The work ahead will require a closer look at how to best pursue and prioritize federal engagement. We provide several options below.
Structural Issues: For decades, programmatic inequities have stifled the island’s ability to overcome several systemic obstacles that long predate the more recent economic and natural disasters. For decades, Puerto Rico has been grappling with acute poverty levels and chronically low labor force participation rates. The federal government should focus its energy on providing the residents of Puerto Rico equal access to federal programs and funding so it can avoid poverty traps and spur economic growth.

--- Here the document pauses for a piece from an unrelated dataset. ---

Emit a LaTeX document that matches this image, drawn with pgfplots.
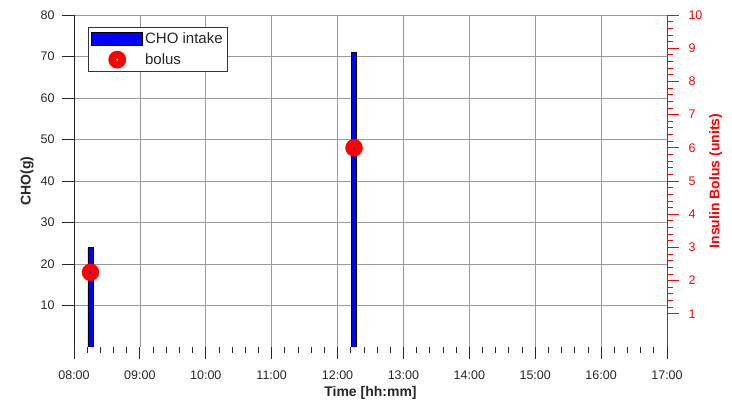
\documentclass[border=0pt]{standalone}
\usepackage{pgfplots}
\pgfplotsset{compat=1.18}
\usepackage{fontspec}
\setmainfont{Liberation Sans}
\definecolor{txtgray}{gray}{0.15}
\begin{document}
\begin{tikzpicture}
\path (0pt,0pt) rectangle (732pt,417pt);
% left axis: carbohydrate intake
\begin{axis}[
  at={(74pt,70pt)}, anchor=south west,
  scale only axis, width=593pt, height=332pt,
  xmin=8, xmax=17, ymin=0, ymax=80,
  axis line style={draw=none},
  xtick pos=left, ytick pos=left,
  xtick={8,...,17},
  xticklabels={08:00,09:00,10:00,11:00,12:00,13:00,14:00,15:00,16:00,17:00},
  minor x tick num=4,
  ytick={10,20,...,80},
  tick align=outside,
  major tick length=12pt, minor tick length=6pt,
  tick style={black!85, line width=0.8pt},
  grid=major, major grid style={black!40, line width=0.7pt},
  /pgf/number format/assume math mode=true,
  ticklabel style={font=\fontsize{12.5}{14}\selectfont, text=txtgray},
  xticklabel style={yshift=-8pt},
  yticklabel style={xshift=-4pt},
  label style={font=\fontsize{14}{16}\selectfont\bfseries, text=txtgray},
  xlabel={Time [hh:mm]}, ylabel={CHO(g)},
  legend style={at={(0.0236,0.964)}, anchor=north west,
    draw=black!80, line width=0.8pt, font=\fontsize{15}{17}\selectfont,
    text=txtgray, row sep=4pt, inner sep=3pt},
  legend cell align=left,
]
\addplot[ybar, bar width=5pt, fill=blue, draw=black, line width=0.7pt,
  legend image code/.code={\draw[fill=blue, draw=black, line width=0.7pt] (0pt,-6.5pt) rectangle (51pt,6.5pt);}]
  coordinates {(8.25,24) (12.25,71)};
\addlegendentry{CHO intake}
\addlegendimage{legend image code/.code={\fill[red] (25.5pt,0pt) circle (8.5pt); \fill[white] (25.5pt,0pt) circle (0.8pt);}}
\addlegendentry{bolus}
% left and bottom spines
\draw[black!85, line width=0.8pt] (rel axis cs:0,1) -- (rel axis cs:0,0) -- (rel axis cs:1,0);
\end{axis}
% right axis: insulin bolus
\begin{axis}[
  at={(74pt,70pt)}, anchor=south west,
  scale only axis, width=593pt, height=332pt,
  xmin=8, xmax=17, ymin=0, ymax=10,
  axis line style={draw=none},
  xtick=\empty,
  ytick pos=right, yticklabel pos=right, ylabel near ticks,
  ytick={1,...,10},
  minor y tick num=4,
  tick align=outside,
  major tick length=12pt, minor tick length=6pt,
  tick style={red, line width=0.8pt},
  /pgf/number format/assume math mode=true,
  yticklabel style={font=\fontsize{12.5}{14}\selectfont, text=red, xshift=6pt},
  ylabel style={font=\fontsize{14}{16}\selectfont\bfseries, text=red},
  ylabel={Insulin Bolus (units)},
  clip=false,
]
\draw[red, line width=0.8pt] (rel axis cs:1,0) -- (rel axis cs:1,1);
\addplot[only marks, mark=*, mark size=8.5pt, red] coordinates {(8.25,2.25) (12.25,6)};
\addplot[only marks, mark=*, mark size=0.7pt, blue] coordinates {(8.25,2.25) (12.25,6)};
\end{axis}
\end{tikzpicture}
\end{document}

State Capacity: There is little doubt that the slow pace of disbursement of federal disaster funding has dampened Puerto Rico’s recovery efforts. While many groups and organizations have focused solely on the dollar value of what Puerto Rico has received thus far, we also must be careful not to conflate reconstruction funding with long-term economic growth. To be sure, reconstruction funding will be of the essence in the coming years, but these temporary dollars do not properly fix structural problems that, unless corrected, will continue to hinder socioeconomic success. At this point in time, it is necessary to build Puerto Rico’s state capacity to absorb and manage reconstruction funds so that the focus is less about the overall price tag, and more about where these monies are invested.
Political Status: The relationship between the federal government and Puerto Rico’s local elected officials is not peripheral but in fact at the core of our treatment within federal programs. In the early 20th century, the U.S. Supreme Court decided on a series of landmark cases known as the Insular Cases that set a historical precedent for the federal government’s authority over its territories, including the application of federal programs. Consideration at the federal level of a future resolution of Puerto Rico’s political status must be careful not to oversimplify cultural, economic, legal, and constitutional dimensions that will necessitate input from all parties – scholars, government officials, and residents alike.
All of the proposed actions will require adding technocratic local and federal voices to what has been primarily a political body housed in the Executive. Staffing the new body and providing it with the necessary resources to carry out the work should be carefully studied, and perhaps draw inspiration from the way in which the new external Kitchen Cabinet pulls in experts from different fields to provide guidance to the federal working group.